Our review analysis found that some of the most damaging negative reviews weren't about the incident itself, but about how it was handled. A spilled coffee that was cleaned up quickly with a genuine apology and a replacement drink rarely makes it into a review. A spilled coffee that was met with a shrug and no acknowledgement absolutely does.
The LEARN Framework
A simple framework for handling service incidents:
Listen - Let the customer explain what happened without interrupting. Even if you already know what went wrong, letting them speak shows respect. Empathise - Acknowledge how they feel. "I completely understand how frustrating that must be" is much more effective than jumping straight to solutions. Apologise - A genuine, specific apology. "I'm so sorry your eggs were overcooked - that's not the standard we hold ourselves to" is better than a generic "sorry about that." Resolve - Offer a clear, immediate solution. Don't ask the customer what they want you to do - take ownership and propose a solution. "Let me get that replaced straight away" is better than "what would you like me to do?" Notify - After the situation is resolved, let your manager or kitchen know what happened so the root cause can be addressed.Training Your Team
The best way to prepare your team for service incidents is to role-play them. This sounds awkward, but it's genuinely effective. Run through common scenarios in a team meeting:
- A customer complains their coffee is cold
- A wrong order is delivered to a table
- A drink is spilled on a customer
- A customer has been waiting 45 minutes for their food
For each scenario, practice the LEARN framework. The goal is for the response to feel natural and genuine, not scripted.
Empowering Staff to Resolve Issues
One of the most common causes of poor incident handling is staff who don't feel empowered to resolve issues without manager approval. If a server has to find the manager every time they need to offer a replacement drink or a discount, the response will be slow and the customer will feel like an inconvenience.
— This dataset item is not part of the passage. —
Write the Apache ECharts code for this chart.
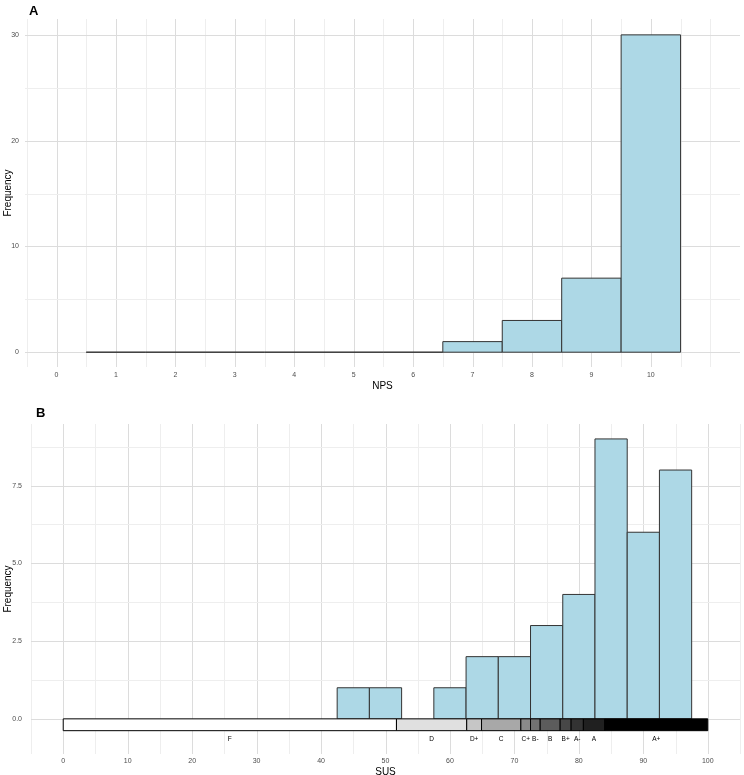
<!DOCTYPE html>
<html>
<head>
<meta charset="utf-8">
<script src="https://cdn.jsdelivr.net/npm/echarts@6/dist/echarts.min.js"></script>
<style>
  html, body { margin: 0; padding: 0; background: #fff; }
  #chart { width: 744px; height: 775px; }
</style>
</head>
<body>
<div id="chart"></div>
<script>
// Panel A: NPS histogram (bins centred on integer scores)
const npsScores = [1, 2, 3, 4, 5, 6, 7, 8, 9, 10];
const npsCounts = [0, 0, 0, 0, 0, 0, 1, 3, 7, 30];
const npsTicks = [0, 1, 2, 3, 4, 5, 6, 7, 8, 9, 10];
const npsFreqTicks = [0, 10, 20, 30];

// Panel B: SUS histogram (bin width 5)
const susBinStart = [42.5, 47.5, 57.5, 62.5, 67.5, 72.5, 77.5, 82.5, 87.5, 92.5];
const susCounts = [1, 1, 1, 2, 2, 3, 4, 9, 6, 8];
const susTicks = [0, 10, 20, 30, 40, 50, 60, 70, 80, 90, 100];
const susFreqTicks = [0, 2.5, 5, 7.5];

// SUS grading scale under the histogram
const gradeLabels = ["F", "D", "D+", "C", "C+", "B-", "B", "B+", "A-", "A", "A+"];
const gradeFrom = [0, 51.7, 62.6, 64.9, 71.0, 72.5, 74.0, 77.1, 78.8, 80.7, 84.0];
const gradeTo = [51.7, 62.6, 64.9, 71.0, 72.5, 74.0, 77.1, 78.8, 80.7, 84.0, 100];

const gradeShades = ["#ffffff", "#e0e0e0", "#c6c6c6", "#a8a8a8", "#8a8a8a", "#727272",
  "#5c5c5c", "#474747", "#333333", "#202020", "#000000"];

const FONT = "Liberation Sans, Arial, sans-serif";
const BAR_FILL = "#add8e6";
const BAR_EDGE = "#333333";

const chart = echarts.init(document.getElementById("chart"));

// gridline helpers: major lines at the ticks, minor lines halfway between
function withMinor(ticks, step, lo, hi) {
  const out = [];
  for (let v = lo; v <= hi + 1e-9; v += step / 2) {
    const major = ticks.some((t) => Math.abs(t - v) < 1e-9);
    out.push([Math.round(v * 1000) / 1000, major ? 1 : 0]);
  }
  return out;
}

function gridSeries(idx, dir, data) {
  return {
    type: "custom",
    xAxisIndex: idx,
    yAxisIndex: idx,
    silent: true,
    z: 1,
    data: data,
    renderItem: function (params, api) {
      const cs = params.coordSys;
      const v = api.value(0);
      const major = api.value(1) === 1;
      let shape;
      if (dir === "x") {
        const x = Math.round(api.coord([v, 0])[0]) + 0.5;
        shape = { x1: x, y1: cs.y, x2: x, y2: cs.y + cs.height };
      } else {
        const y = Math.round(api.coord([0, v])[1]) + 0.5;
        shape = { x1: cs.x, y1: y, x2: cs.x + cs.width, y2: y };
      }
      return {
        type: "line",
        shape: shape,
        style: { stroke: major ? "#dcdcdc" : "#eeeeee", lineWidth: 1 },
      };
    },
  };
}

function histItem(params, api) {
  const p0 = api.coord([api.value(0), api.value(2)]);
  const p1 = api.coord([api.value(1), 0]);
  return {
    type: "rect",
    shape: { x: p0[0], y: p0[1], width: p1[0] - p0[0], height: p1[1] - p0[1] },
    style: { fill: BAR_FILL, stroke: BAR_EDGE, lineWidth: 1 },
  };
}

const npsData = npsScores.map((s, i) => [s - 0.5, s + 0.5, npsCounts[i]]);
const susData = susBinStart.map((s, i) => [s, s + 5, susCounts[i]]);
const gradeData = gradeLabels.map((g, i) => [gradeFrom[i], gradeTo[i], i]);

const tickLabel = { color: "#4d4d4d", fontSize: 7, fontFamily: FONT };
const axisTitle = { color: "#000", fontSize: 10, fontFamily: FONT };

function valueAxis(extra) {
  return Object.assign(
    {
      type: "value",
      axisLine: { show: false },
      axisTick: { show: false },
      splitLine: { show: false },
      nameLocation: "middle",
      nameMoveOverlap: false,
      nameTextStyle: axisTitle,
    },
    extra
  );
}

chart.setOption({
  animation: false,
  backgroundColor: "#fff",
  title: [
    { text: "A", left: 24, top: 0, textStyle: { fontSize: 13, fontWeight: "bold", fontFamily: FONT, color: "#000" } },
    { text: "B", left: 31, top: 402, textStyle: { fontSize: 13, fontWeight: "bold", fontFamily: FONT, color: "#000" } },
  ],
  grid: [
    { left: 25, top: 19, width: 715, height: 348, containLabel: false, outerBoundsMode: "none" },
    { left: 31, top: 424, width: 709, height: 330, containLabel: false, outerBoundsMode: "none" },
  ],
  xAxis: [
    valueAxis({
      gridIndex: 0, min: -0.53, max: 11.5, name: "NPS", nameGap: 14,
      axisLabel: Object.assign({ customValues: npsTicks, margin: 5 }, tickLabel),
    }),
    valueAxis({
      gridIndex: 1, min: -5, max: 105, name: "SUS", nameGap: 13,
      axisLabel: Object.assign({ customValues: susTicks, margin: 4 }, tickLabel),
    }),
  ],
  yAxis: [
    valueAxis({
      gridIndex: 0, min: -1.4, max: 31.5, name: "Frequency", nameGap: 12,
      axisLabel: Object.assign({ customValues: npsFreqTicks, margin: 6 }, tickLabel),
    }),
    valueAxis({
      gridIndex: 1, min: -1.13, max: 9.48, name: "Frequency", nameGap: 18,
      axisLabel: Object.assign({
        customValues: susFreqTicks, margin: 9,
        formatter: (v) => v.toFixed(1),
      }, tickLabel),
    }),
  ],
  series: [
    gridSeries(0, "x", withMinor(npsTicks, 1, -0.5, 11)),
    gridSeries(0, "y", withMinor(npsFreqTicks, 10, 0, 30)),
    gridSeries(1, "x", withMinor(susTicks, 10, -5, 105)),
    gridSeries(1, "y", withMinor(susFreqTicks, 2.5, 0, 8.75)),
    {
      type: "custom",
      xAxisIndex: 0,
      yAxisIndex: 0,
      z: 2,
      data: npsData,
      renderItem: histItem,
    },
    {
      type: "custom",
      xAxisIndex: 1,
      yAxisIndex: 1,
      z: 2,
      data: susData,
      renderItem: histItem,
    },
    {
      type: "custom",
      xAxisIndex: 1,
      yAxisIndex: 1,
      z: 3,
      data: gradeData,
      renderItem: function (params, api) {
        const i = api.value(2);
        const p0 = api.coord([api.value(0), 0]);
        const p1 = api.coord([api.value(1), -0.38]);
        const lp = api.coord([(api.value(0) + api.value(1)) / 2, -0.65]);
        return {
          type: "group",
          children: [
            {
              type: "rect",
              shape: { x: p0[0], y: p0[1], width: p1[0] - p0[0], height: p1[1] - p0[1] },
              style: { fill: gradeShades[i], stroke: "#000", lineWidth: 1 },
            },
            {
              type: "text",
              x: lp[0],
              y: lp[1],
              style: {
                text: gradeLabels[i], fontSize: 6.5, fontFamily: FONT, fill: "#000",
                align: "center", verticalAlign: "middle",
              },
            },
          ],
        };
      },
    },
  ],
});
</script>
</body>
</html>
Consider giving your front-of-house team a clear set of guidelines for what they can offer without approval: a replacement drink, a complimentary item, a discount on the bill. This speeds up resolution and makes customers feel genuinely valued.
The Follow-Up
For significant incidents - a customer who had a genuinely bad experience - a brief follow-up can turn a negative experience into a positive story. If you have their email address (from a booking, for example), a short personal message the next day acknowledging what happened and offering a complimentary visit can be remarkably effective at winning back goodwill.